>>

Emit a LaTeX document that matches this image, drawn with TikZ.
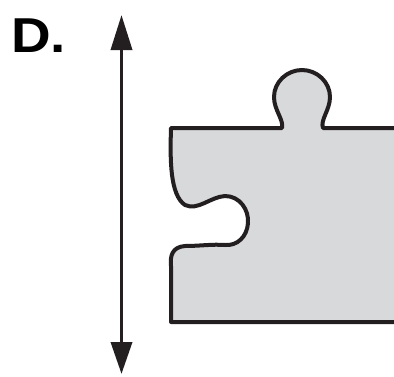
\documentclass[tikz,border=0pt]{standalone}
\usepackage{fontspec}
\setmainfont{Liberation Sans}
\usetikzlibrary{arrows.meta}
\definecolor{piecegray}{HTML}{D8D9DB}
\definecolor{ink}{HTML}{231F20}
\tikzset{
  outline/.style={draw=ink, line width=4pt, line join=round, line cap=round},
  axisarrow/.style={draw=ink, line width=3.6pt, {Triangle[length=35pt,width=21pt]}-{Triangle[length=32pt,width=21pt]}},
  labeltext/.style={inner sep=0pt, anchor=base west, font=\fontsize{49}{49}\selectfont\bfseries, text=black}
}
\begin{document}
\begin{tikzpicture}[x=1pt,y=-1pt]
\useasboundingbox (0,0) rectangle (394,376);
\clip (0,0) rectangle (394,376);
% label
\node[labeltext] (lbl) at (11,52) {\scalebox{1.12}[1]{D.}};
% vertical double arrow
\coordinate (atop) at (121.5,15);
\coordinate (abot) at (121.5,374);
\draw[axisarrow] (atop) -- (abot);
% puzzle piece fill
\fill[piecegray] (400,128) -- (323,128) .. controls (320,120) and (330,110) .. (330,97)
  .. controls (330,82) and (317,70) .. (302,70)
  .. controls (287,70) and (274,82) .. (274,97)
  .. controls (274,110) and (284,120) .. (282,128)
  -- (171,128) .. controls (170,160) and (170,195) .. (185,205)
  .. controls (198,211) and (210,197) .. (225,196)
  .. controls (240,196) and (249,210) .. (248,223)
  .. controls (247,237) and (237,246) .. (225,245)
  .. controls (212,244) and (200,246) .. (185,246)
  .. controls (172,247) and (170,256) .. (171,266)
  -- (171,322) -- (400,322) -- cycle;
% puzzle piece outline
\draw[outline] (400,128) -- (323,128) .. controls (320,120) and (330,110) .. (330,97)
  .. controls (330,82) and (317,70) .. (302,70)
  .. controls (287,70) and (274,82) .. (274,97)
  .. controls (274,110) and (284,120) .. (282,128)
  -- (171,128) .. controls (170,160) and (170,195) .. (185,205)
  .. controls (198,211) and (210,197) .. (225,196)
  .. controls (240,196) and (249,210) .. (248,223)
  .. controls (247,237) and (237,246) .. (225,245)
  .. controls (212,244) and (200,246) .. (185,246)
  .. controls (172,247) and (170,256) .. (171,266)
  -- (171,322) -- (400,322);
\end{tikzpicture}
\end{document}
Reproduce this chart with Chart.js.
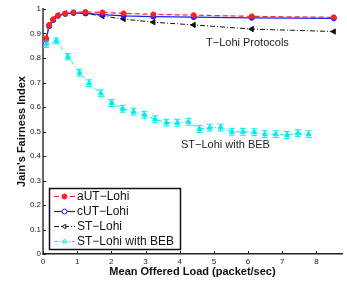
<!DOCTYPE html>
<html>
<head>
<meta charset="utf-8">
<script src="https://cdn.jsdelivr.net/npm/chart.js@4"></script>
<style>
  body { margin: 0; background: #fff; }
  canvas { display: block; }
</style>
</head>
<body>
<canvas id="fairnessChart" width="347" height="283"></canvas>
<script>
// offered load values (packet/sec) for the T-Lohi runs
const loadX = [0.09, 0.18, 0.30, 0.44, 0.65, 0.89, 1.24, 1.74, 2.36, 3.23, 4.41, 6.11, 8.51];
const autLohi = [0.880, 0.935, 0.958, 0.974, 0.982, 0.986, 0.988, 0.986, 0.982, 0.978, 0.975, 0.970, 0.966];
const cutLohi = [0.875, 0.930, 0.955, 0.972, 0.980, 0.984, 0.982, 0.977, 0.972, 0.969, 0.967, 0.964, 0.962];
const stLohi  = [0.880, 0.935, 0.958, 0.974, 0.982, 0.985, 0.982, 0.971, 0.959, 0.946, 0.935, 0.918, 0.908];

// ST-Lohi with binary exponential backoff
const bebX = [0.09, 0.39, 0.73, 1.07, 1.35, 1.69, 2.01, 2.33, 2.65, 2.97, 3.28, 3.61, 3.93,
              4.26, 4.58, 4.88, 5.20, 5.53, 5.85, 6.18, 6.49, 6.81, 7.14, 7.46, 7.77];
const bebY = [0.856, 0.870, 0.805, 0.740, 0.697, 0.656, 0.616, 0.593, 0.581, 0.568, 0.550, 0.536, 0.536,
              0.540, 0.510, 0.516, 0.516, 0.499, 0.499, 0.497, 0.489, 0.489, 0.486, 0.493, 0.489];
const bebErr = [0.013, 0.012, 0.013, 0.014, 0.014, 0.014, 0.014, 0.014, 0.014, 0.014, 0.014, 0.014, 0.014,
                0.014, 0.014, 0.014, 0.014, 0.014, 0.014, 0.014, 0.014, 0.014, 0.014, 0.014, 0.014];

const xTicks = [0, 1, 2, 3, 4, 5, 6, 7, 8];
const legendNames = ["aUT\u2212Lohi", "cUT\u2212Lohi", "ST\u2212Lohi", "ST\u2212Lohi with BEB"];

const FONT = '"Liberation Sans", Arial, Helvetica, sans-serif';

function pts(xs, ys) {
  return xs.map((x, i) => ({ x: x, y: ys[i] }));
}

// error bars for the BEB curve
const errorBars = {
  id: "errorBars",
  afterDatasetsDraw(chart) {
    const { ctx, scales: { x, y } } = chart;
    ctx.save();
    ctx.strokeStyle = "#00eeee";
    ctx.lineWidth = 1;
    bebX.forEach((v, i) => {
      const px = x.getPixelForValue(v);
      const top = y.getPixelForValue(bebY[i] + bebErr[i]);
      const bot = y.getPixelForValue(bebY[i] - bebErr[i]);
      ctx.beginPath();
      ctx.moveTo(px, top); ctx.lineTo(px, bot);
      ctx.moveTo(px - 3, top); ctx.lineTo(px + 3, top);
      ctx.moveTo(px - 3, bot); ctx.lineTo(px + 3, bot);
      ctx.stroke();
    });
    ctx.restore();
  }
};

// matlab style inward ticks, text notes and boxed legend
const extras = {
  id: "extras",
  afterDraw(chart) {
    const { ctx, chartArea, scales: { x, y } } = chart;
    ctx.save();
    ctx.strokeStyle = "#222";
    ctx.lineWidth = 1;
    xTicks.forEach(t => {
      const px = Math.round(x.getPixelForValue(t)) + 0.5;
      ctx.beginPath();
      ctx.moveTo(px, chartArea.bottom);
      ctx.lineTo(px, chartArea.bottom - 3);
      ctx.stroke();
    });
    for (let k = 0; k <= 10; k++) {
      const py = Math.round(y.getPixelForValue(k / 10)) + 0.5;
      ctx.beginPath();
      ctx.moveTo(chartArea.left, py);
      ctx.lineTo(chartArea.left + 3, py);
      ctx.stroke();
    }

    ctx.fillStyle = "#222";
    ctx.font = "11px " + FONT;
    ctx.textBaseline = "middle";
    ctx.textAlign = "left";
    ctx.fillText("T\u2212Lohi Protocols", 206, 43);
    ctx.fillText("ST\u2212Lohi with BEB", 181, 145);

    // legend box
    ctx.fillStyle = "#fff";
    ctx.fillRect(49.5, 188.5, 131, 61);
    ctx.strokeStyle = "#111";
    ctx.lineWidth = 1.5;
    ctx.strokeRect(49.5, 188.5, 131, 61);

    chart.data.datasets.forEach((ds, i) => {
      const ly = 196.5 + 15 * i;
      ctx.save();
      ctx.strokeStyle = ds.borderColor;
      ctx.lineWidth = ds.borderWidth;
      ctx.setLineDash(ds.borderDash || []);
      ctx.beginPath();
      ctx.moveTo(54, ly);
      ctx.lineTo(75, ly);
      ctx.stroke();
      ctx.setLineDash([]);
      ctx.fillStyle = i === 0 ? ds.borderColor : "#fff";
      ctx.lineWidth = 1;
      Chart.helpers.drawPoint(ctx, {
        pointStyle: ds.pointStyle,
        radius: 2.5,
        rotation: ds.pointRotation || 0,
        borderWidth: 1
      }, 64.5, ly);
      ctx.restore();
      ctx.fillStyle = "#111";
      ctx.font = "12px " + FONT;
      ctx.textBaseline = "middle";
      ctx.fillText(legendNames[i], 77, ly + 0.5);
    });
    ctx.restore();
  }
};

new Chart(document.getElementById("fairnessChart"), {
  type: "line",
  data: {
    datasets: [
      {
        label: legendNames[0],
        data: pts(loadX, autLohi),
        borderColor: "#ff2020",
        backgroundColor: "#ff2020",
        borderWidth: 1.2,
        borderDash: [5, 3],
        pointStyle: "circle",
        pointRadius: 2.5,
        pointBorderWidth: 1
      },
      {
        label: legendNames[1],
        data: pts(loadX, cutLohi),
        borderColor: "#1a1aff",
        backgroundColor: "#1a1aff",
        borderWidth: 1.2,
        pointStyle: "circle",
        pointRadius: 2.5,
        pointBorderWidth: 1
      },
      {
        label: legendNames[2],
        data: pts(loadX, stLohi),
        borderColor: "#111",
        backgroundColor: "#111",
        borderWidth: 1,
        borderDash: [5, 2, 1, 2],
        pointStyle: "triangle",
        pointRotation: -90,
        pointRadius: 3,
        pointBorderWidth: 1
      },
      {
        label: legendNames[3],
        data: pts(bebX, bebY),
        borderColor: "#00eeee",
        backgroundColor: "#00eeee",
        borderWidth: 1,
        borderDash: [4, 2, 1, 2],
        pointStyle: "triangle",
        pointRadius: 3,
        pointBorderWidth: 1
      }
    ]
  },
  options: {
    responsive: false,
    animation: false,
    layout: { padding: { top: 9, right: 1, left: 0, bottom: 0 } },
    plugins: {
      legend: { display: false },
      tooltip: { enabled: false }
    },
    scales: {
      x: {
        type: "linear",
        min: 0,
        max: 8.75,
        afterFit: s => { s.height = 29; },
        afterBuildTicks: s => { s.ticks = xTicks.map(v => ({ value: v })); },
        ticks: {
          font: { size: 8, family: FONT },
          color: "#222",
          padding: 3,
          maxRotation: 0,
          autoSkip: false
        },
        grid: { display: false, drawTicks: false },
        border: { display: true, color: "#222", width: 1.5 },
        title: {
          display: true,
          text: "Mean Offered Load (packet/sec)",
          font: { size: 11, weight: "bold", family: FONT },
          color: "#111",
          padding: { top: 0, bottom: 4 }
        }
      },
      y: {
        min: 0,
        max: 1,
        afterFit: s => { s.width = 43; },
        ticks: {
          stepSize: 0.1,
          font: { size: 8, family: FONT },
          color: "#222",
          padding: 2,
          callback: v => {
            const r = Math.round(v * 10) / 10;
            return r === 0 ? "0" : r === 1 ? "1" : r.toFixed(1);
          }
        },
        grid: { display: false, drawTicks: false },
        border: { display: true, color: "#666", width: 2 },
        title: {
          display: true,
          text: "Jain's Fairness Index",
          font: { size: 11, weight: "bold", family: FONT },
          color: "#111",
          padding: { top: 15, bottom: 0 }
        }
      }
    }
  },
  plugins: [errorBars, extras]
});
</script>
</body>
</html>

<<

**Exercise prompt**
Using the data above, print only the lines starting at the one with "Reproduce this chart with Chart.js." and ending at the one with "0.935, 0.918, 0.908];", exactly as they stand, minus the pictures.

**Reply**
Reproduce this chart with Chart.js.
<!DOCTYPE html>
<html>
<head>
<meta charset="utf-8">
<script src="https://cdn.jsdelivr.net/npm/chart.js@4"></script>
<style>
  body { margin: 0; background: #fff; }
  canvas { display: block; }
</style>
</head>
<body>
<canvas id="fairnessChart" width="347" height="283"></canvas>
<script>
// offered load values (packet/sec) for the T-Lohi runs
const loadX = [0.09, 0.18, 0.30, 0.44, 0.65, 0.89, 1.24, 1.74, 2.36, 3.23, 4.41, 6.11, 8.51];
const autLohi = [0.880, 0.935, 0.958, 0.974, 0.982, 0.986, 0.988, 0.986, 0.982, 0.978, 0.975, 0.970, 0.966];
const cutLohi = [0.875, 0.930, 0.955, 0.972, 0.980, 0.984, 0.982, 0.977, 0.972, 0.969, 0.967, 0.964, 0.962];
const stLohi  = [0.880, 0.935, 0.958, 0.974, 0.982, 0.985, 0.982, 0.971, 0.959, 0.946, 0.935, 0.918, 0.908];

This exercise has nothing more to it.